Across Britain and in a thousand ways workers are putting forward demands, for the sake of themselves and their loved ones, which amount to the demand for workers’ control. The trade union and Labour leaders now have a duty to take up this call, to generalise it, and to give it a clear expression.
Anyone can now see that exceptional measures must now be taken to stamp out this virus. To avoid a global catastrophe will require the complete abolition of the market. A decade of austerity and privatisation has left the NHS with a dearth of hospital beds and Intensive Care Units, properly equipped with respirators.
Capitalist governments in Ireland and Spain have already shown that measures can be taken against private property. What is our government doing? The GMB has rightly demanded that the government requisition private hospital beds to cope with the coming tsunami that will batter the healthcare system. Instead the government has “rented” an extra 8,000 hospital beds from private health firms… at the cost of £2,400,000 per day!
Obscene.— GMB UNION (@GMB_union) March 15, 2020
This is a public health emergency.
Not a business opportunity for shoddy private healthcare chums to profiteer from distress.
It’s time to take back these beds for the NHS. Rent-free.#COVIDー19 #Marr #Ridgehttps://t.co/92WOOpary5
This amounts to a national scandal. Instead of pouring money into private healthcare, the entire private healthcare system, as well as the pharmaceutical industry, must be nationalised without compensation and put at the service of the struggle against this virus. But even such a measure, which we would welcome, would not be enough at this stage. Thousands of respirators must now be built to prevent tens of thousands of deaths.
Do we have the means to achieve such a feat? If what is meant is, “Are there enough factories currently tooled to be able to produce such a large number of machines?” then the answer is clearly, “No.” But if the ingenuity of workers was harnessed in existing factories (say, weapons factories) to immediately retool them to create these devices, then such a feat could easily be achieved.
Are the Tories expropriating factories and planning the production of sufficient medical equipment? Of course not! Instead we have the spectacle of Tory Health minister, Nadine Dorries, tweeting to appeal for businesses to call her hotline if anyone has the means to build respirators! In a conference call with CEOs to discuss this question, Boris Johnson sickeningly joked that this appeal to “market forces” could be termed “Operation Last Gasp”.

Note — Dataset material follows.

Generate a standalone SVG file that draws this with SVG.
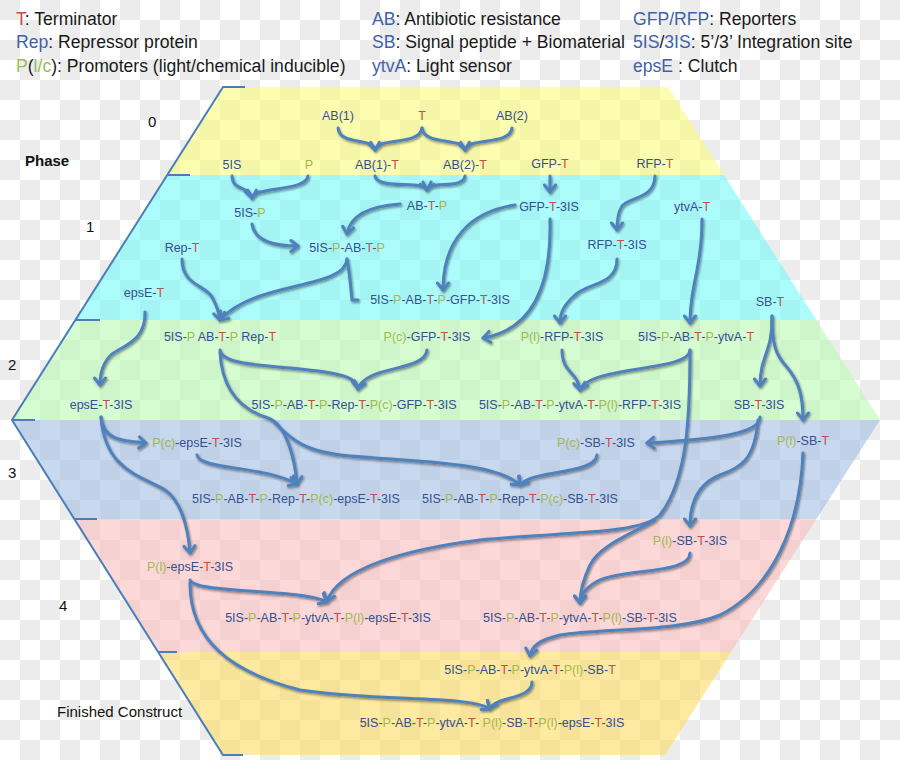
<svg xmlns="http://www.w3.org/2000/svg" width="900" height="760" viewBox="0 0 900 760">
<style>
.lg{font-family:"Liberation Sans",Arial,sans-serif;font-size:17.6px;fill:#1a1a1a}
.lb{fill:#3f62a8}.lr{fill:#c0504d}.lgr{fill:#9bbb59}
.ph{font-family:"Liberation Sans",Arial,sans-serif;font-size:15px;fill:#111}
.nd{font-family:"Liberation Sans",Arial,sans-serif;font-size:12.5px;fill:#34508f;text-anchor:middle}
.r{fill:#c0504d}.g{fill:#a3b84e}
.c{fill:none;stroke:#4f81bd;stroke-width:3;stroke-linecap:round;stroke-linejoin:round}
.a{marker-end:url(#ah)}
.br{fill:none;stroke:#4a7ebb;stroke-width:2}
</style>
<defs>
<pattern id="chk" width="40" height="40" patternUnits="userSpaceOnUse">
<rect width="40" height="40" fill="#ffffff"/>
<rect width="20" height="20" fill="#ececec"/>
<rect x="20" y="20" width="20" height="20" fill="#ececec"/>
</pattern>
<clipPath id="hex"><polygon points="223,87 668,87 880,420 665,755 223,755 12,420"/></clipPath>
<marker id="ah" viewBox="-10 -8 12 16" markerWidth="12" markerHeight="16" refX="0" refY="0" orient="auto" markerUnits="userSpaceOnUse">
<path d="M-7,-5.5 L0,0 L-7,5.5" fill="none" stroke="#4f81bd" stroke-width="3" stroke-linecap="round" stroke-linejoin="round"/>
</marker>
<filter id="sh" x="-10%" y="-10%" width="120%" height="120%"><feDropShadow dx="1" dy="1.5" stdDeviation="0.8" flood-color="#000" flood-opacity="0.45"/></filter>
</defs>
<rect width="900" height="760" fill="url(#chk)"/>
<g id="bands" clip-path="url(#hex)" fill-opacity="0.6">
<rect x="0" y="87" width="900" height="88" fill="#fcfc7b"/>
<rect x="0" y="175" width="900" height="145" fill="#76fafa"/>
<rect x="0" y="320" width="900" height="100" fill="#bbfab4"/>
<rect x="0" y="420" width="900" height="99" fill="#a3bee3"/>
<rect x="0" y="519" width="900" height="133" fill="#fcbebe"/>
<rect x="0" y="652" width="900" height="103" fill="#fddc61"/>
</g>
<g id="phase-bracket">
<polyline class="br" points="245,87 223,87 12,420 223,755 243,755"/>
<path class="br" d="M167,175 H190 M75,320 H100 M12,420 H35 M74,519 H97 M158,652 H177"/>
</g>
<g id="legend" class="lg">
<text x="16" y="25"><tspan class="lr">T</tspan>: Terminator</text>
<text x="16" y="48"><tspan class="lb">Rep</tspan>: Repressor protein</text>
<text x="16" y="72"><tspan class="lgr">P</tspan>(<tspan class="lgr">l/c</tspan>): Promoters (light/chemical inducible)</text>
<text x="372" y="25"><tspan class="lb">AB</tspan>: Antibiotic resistance</text>
<text x="372" y="48"><tspan class="lb">SB</tspan>: Signal peptide + Biomaterial</text>
<text x="372" y="72"><tspan class="lb">ytvA</tspan>: Light sensor</text>
<text x="633" y="25"><tspan class="lb">GFP/RFP</tspan>: Reporters</text>
<text x="633" y="48"><tspan class="lb">5IS</tspan>/<tspan class="lb">3IS</tspan>: 5’/3’ Integration site</text>
<text x="633" y="72"><tspan class="lb">epsE</tspan> : Clutch</text>
</g>
<g id="phase-labels" class="ph">
<text x="148" y="127">0</text>
<text x="25" y="166" font-weight="bold">Phase</text>
<text x="86" y="232">1</text>
<text x="8" y="370">2</text>
<text x="8" y="478">3</text>
<text x="59" y="611">4</text>
<text x="57" y="717">Finished Construct</text>
</g>
<g id="connectors" filter="url(#sh)">
<path class="c a" d="M338,128 C340,146 373,137 375,150"/>
<path class="c a" d="M422,128 C420,146 377,137 375,150"/>
<path class="c a" d="M422,128 C424,146 463,137 465,150"/>
<path class="c a" d="M512,128 C510,146 467,137 465,150"/>
<path class="c a" d="M232,176 C233,192 250,186 252,198"/>
<path class="c a" d="M308,176 C306,192 254,186 252,198"/>
<path class="c a" d="M375,176 C377,190 425,180 427,190"/>
<path class="c a" d="M465,176 C463,190 429,180 427,190"/>
<path class="c a" d="M550,176 L550,192"/>
<path class="c a" d="M655,176 C654,200 630,196 622,206 C618,212 617,220 617,230"/>
<path class="c a" d="M252,224 C255,242 275,246 298,246"/>
<path class="c a" d="M400,204 C370,206 350,215 347,234"/>
<path class="c a" d="M515,205 C470,212 443,240 443,290"/>
<path class="c a" d="M550,219 C552,290 530,330 483,338"/>
<path class="c a" d="M617,259 C617,285 590,282 575,295 C564,305 560,312 560,323"/>
<path class="c a" d="M702,219 C702,250 698,262 697,270 C693,290 690,305 690,323"/>
<path class="c a" d="M347,259 C345,290 255,280 220,320"/>
<path class="c a" d="M182,259 C182,285 205,285 212,297 C217,306 219,312 220,320"/>
<path class="c" d="M347,259 C350,275 351,290 352,300 L358,300"/>
<path class="c a" d="M145,312 C146,340 125,345 112,354 C103,362 100,372 100,385"/>
<path class="c a" d="M772,316 C773,352 760,355 760,386"/>
<path class="c a" d="M772,316 C772,345 776,355 786,366 C800,382 803,398 803,420"/>
<path class="c a" d="M220,350 C222,370 300,364 340,375 C352,378 358,382 358,389"/>
<path class="c a" d="M427,350 C425,372 365,365 358,389"/>
<path class="c a" d="M220,352 C222,392 242,410 268,418 C287,425 295,460 297,484"/>
<path class="c a" d="M275,423 C292,440 305,452 350,456 C420,462 495,462 520,485"/>
<path class="c a" d="M562,350 C562,373 578,372 580,390"/>
<path class="c a" d="M690,350 C690,372 590,365 580,390"/>
<path class="c a" d="M690,350 C690,420 687,480 660,515 C640,535 560,532 480,540 C400,550 338,570 327,601"/>
<path class="c a" d="M101,417 C103,440 122,441 146,443"/>
<path class="c a" d="M101,417 C105,470 140,475 165,490 C180,500 188,525 190,553"/>
<path class="c a" d="M197,455 C200,470 262,465 297,484"/>
<path class="c a" d="M760,417 C760,433 720,439 647,443"/>
<path class="c a" d="M758,420 C755,460 740,468 720,475 C700,483 690,500 690,526"/>
<path class="c a" d="M597,455 C595,475 530,470 520,485"/>
<path class="c a" d="M803,453 C800,530 770,590 720,615 C680,632 600,628 560,635 C540,640 532,645 530,656"/>
<path class="c a" d="M190,580 C195,594 300,588 327,602"/>
<path class="c a" d="M655,520 C630,535 600,545 590,565 C583,580 580,590 580,603"/>
<path class="c a" d="M690,553 C690,575 620,568 596,582 C586,588 580,595 580,603"/>
<path class="c a" d="M190,583 C190,640 230,672 300,690 C380,702 470,695 490,709"/>
<path class="c a" d="M532,682 C532,700 495,696 490,709"/>
</g>
<g id="n-ab1"><text class="nd" x="338" y="120">AB(1)</text></g>
<g id="n-t"><text class="nd" x="422" y="120"><tspan class="r">T</tspan></text></g>
<g id="n-ab2"><text class="nd" x="512" y="120">AB(2)</text></g>
<g id="n-5is"><text class="nd" x="232" y="169">5IS</text></g>
<g id="n-p"><text class="nd" x="309" y="169"><tspan class="g">P</tspan></text></g>
<g id="n-ab1t"><text class="nd" x="377" y="169">AB(1)-<tspan class="r">T</tspan></text></g>
<g id="n-ab2t"><text class="nd" x="465" y="169">AB(2)-<tspan class="r">T</tspan></text></g>
<g id="n-gfpt"><text class="nd" x="550" y="168">GFP-<tspan class="r">T</tspan></text></g>
<g id="n-rfpt"><text class="nd" x="655" y="168">RFP-<tspan class="r">T</tspan></text></g>
<g id="n-5isp"><text class="nd" x="250" y="217">5IS-<tspan class="g">P</tspan></text></g>
<g id="n-abtp"><text class="nd" x="427" y="210">AB-<tspan class="r">T</tspan>-<tspan class="g">P</tspan></text></g>
<g id="n-gfpt3is"><text class="nd" x="549" y="211">GFP-<tspan class="r">T</tspan>-3IS</text></g>
<g id="n-ytvat"><text class="nd" x="692" y="211">ytvA-<tspan class="r">T</tspan></text></g>
<g id="n-rept"><text class="nd" x="182" y="252">Rep-<tspan class="r">T</tspan></text></g>
<g id="n-5ispabtp"><text class="nd" x="347" y="252">5IS-<tspan class="g">P</tspan>-AB-<tspan class="r">T</tspan>-<tspan class="g">P</tspan></text></g>
<g id="n-rfpt3is"><text class="nd" x="617" y="249">RFP-<tspan class="r">T</tspan>-3IS</text></g>
<g id="n-epset"><text class="nd" x="144" y="297">epsE-<tspan class="r">T</tspan></text></g>
<g id="n-gfpconst"><text class="nd" x="440" y="304">5IS-<tspan class="g">P</tspan>-AB-<tspan class="r">T</tspan>-<tspan class="g">P</tspan>-GFP-<tspan class="r">T</tspan>-3IS</text></g>
<g id="n-sbt"><text class="nd" x="770" y="306">SB-<tspan class="r">T</tspan></text></g>
<g id="n-parts"><text class="nd" x="220" y="341">5IS-<tspan class="g">P</tspan> AB-<tspan class="r">T</tspan>-<tspan class="g">P</tspan> Rep-<tspan class="r">T</tspan></text></g>
<g id="n-pcgfp"><text class="nd" x="427" y="341"><tspan class="g">P(c)</tspan>-GFP-<tspan class="r">T</tspan>-3IS</text></g>
<g id="n-plrfp"><text class="nd" x="562" y="341"><tspan class="g">P(l)</tspan>-RFP-<tspan class="r">T</tspan>-3IS</text></g>
<g id="n-ytvaconst"><text class="nd" x="696" y="341">5IS-<tspan class="g">P</tspan>-AB-<tspan class="r">T</tspan>-<tspan class="g">P</tspan>-ytvA-<tspan class="r">T</tspan></text></g>
<g id="n-epset3is"><text class="nd" x="101" y="409">epsE-<tspan class="r">T</tspan>-3IS</text></g>
<g id="n-gfpfull"><text class="nd" x="354" y="409">5IS-<tspan class="g">P</tspan>-AB-<tspan class="r">T</tspan>-<tspan class="g">P</tspan>-Rep-<tspan class="r">T</tspan>-<tspan class="g">P(c)</tspan>-GFP-<tspan class="r">T</tspan>-3IS</text></g>
<g id="n-rfpfull"><text class="nd" x="580" y="409">5IS-<tspan class="g">P</tspan>-AB-<tspan class="r">T</tspan>-<tspan class="g">P</tspan>-ytvA-<tspan class="r">T</tspan>-<tspan class="g">P(l)</tspan>-RFP-<tspan class="r">T</tspan>-3IS</text></g>
<g id="n-sbt3is"><text class="nd" x="759" y="409">SB-<tspan class="r">T</tspan>-3IS</text></g>
<g id="n-pceps"><text class="nd" x="197" y="447"><tspan class="g">P(c)</tspan>-epsE-<tspan class="r">T</tspan>-3IS</text></g>
<g id="n-pcsb"><text class="nd" x="596" y="447"><tspan class="g">P(c)</tspan>-SB-<tspan class="r">T</tspan>-3IS</text></g>
<g id="n-plsbt"><text class="nd" x="803" y="445"><tspan class="g">P(l)</tspan>-SB-<tspan class="r">T</tspan></text></g>
<g id="n-repeps"><text class="nd" x="296" y="503">5IS-<tspan class="g">P</tspan>-AB-<tspan class="r">T</tspan>-<tspan class="g">P</tspan>-Rep-<tspan class="r">T</tspan>-<tspan class="g">P(c)</tspan>-epsE-<tspan class="r">T</tspan>-3IS</text></g>
<g id="n-repsb"><text class="nd" x="520" y="503">5IS-<tspan class="g">P</tspan>-AB-<tspan class="r">T</tspan>-<tspan class="g">P</tspan>-Rep-<tspan class="r">T</tspan>-<tspan class="g">P(c)</tspan>-SB-<tspan class="r">T</tspan>-3IS</text></g>
<g id="n-pleps"><text class="nd" x="190" y="571"><tspan class="g">P(l)</tspan>-epsE-<tspan class="r">T</tspan>-3IS</text></g>
<g id="n-plsb3is"><text class="nd" x="690" y="545"><tspan class="g">P(l)</tspan>-SB-<tspan class="r">T</tspan>-3IS</text></g>
<g id="n-ytvaeps"><text class="nd" x="328" y="622">5IS-<tspan class="g">P</tspan>-AB-<tspan class="r">T</tspan>-<tspan class="g">P</tspan>-ytvA-<tspan class="r">T</tspan>-<tspan class="g">P(l)</tspan>-epsE-<tspan class="r">T</tspan>-3IS</text></g>
<g id="n-ytvasb3is"><text class="nd" x="580" y="622">5IS-<tspan class="g">P</tspan>-AB-<tspan class="r">T</tspan>-<tspan class="g">P</tspan>-ytvA-<tspan class="r">T</tspan>-<tspan class="g">P(l)</tspan>-SB-<tspan class="r">T</tspan>-3IS</text></g>
<g id="n-ytvasbt"><text class="nd" x="530" y="674">5IS-<tspan class="g">P</tspan>-AB-<tspan class="r">T</tspan>-<tspan class="g">P</tspan>-ytvA-<tspan class="r">T</tspan>-<tspan class="g">P(l)</tspan>-SB-<tspan class="r">T</tspan></text></g>
<g id="n-final"><text class="nd" x="492" y="727">5IS-<tspan class="g">P</tspan>-AB-<tspan class="r">T</tspan>-<tspan class="g">P</tspan>-ytvA-<tspan class="r">T</tspan>- <tspan class="g">P(l)</tspan>-SB-<tspan class="r">T</tspan>-<tspan class="g">P(l)</tspan>-epsE-<tspan class="r">T</tspan>-3IS</text></g>
</svg>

The fact is though that because they wouldn’t dare to violate the property rights of their billionaire friends there is nothing they can do to guarantee these ventilators. The only way on Earth these rich parasites will agree to undertake the expense of retooling factories will be if the government promises them fat profits. The coronavirus has torn the mask from Boris and his billionaire cronies: they are coining the blood of the working class.
But if we dispensed with capitalism’s cardinal rule that profit is more sacred than life, then solving this crisis would be wholly possible. Under a democratic economic plan, temporarily shutting down production would present no great difficulty. The reason is simple: there would be no profit motive, only the motive of saving human lives and providing a comfortable existence for humanity.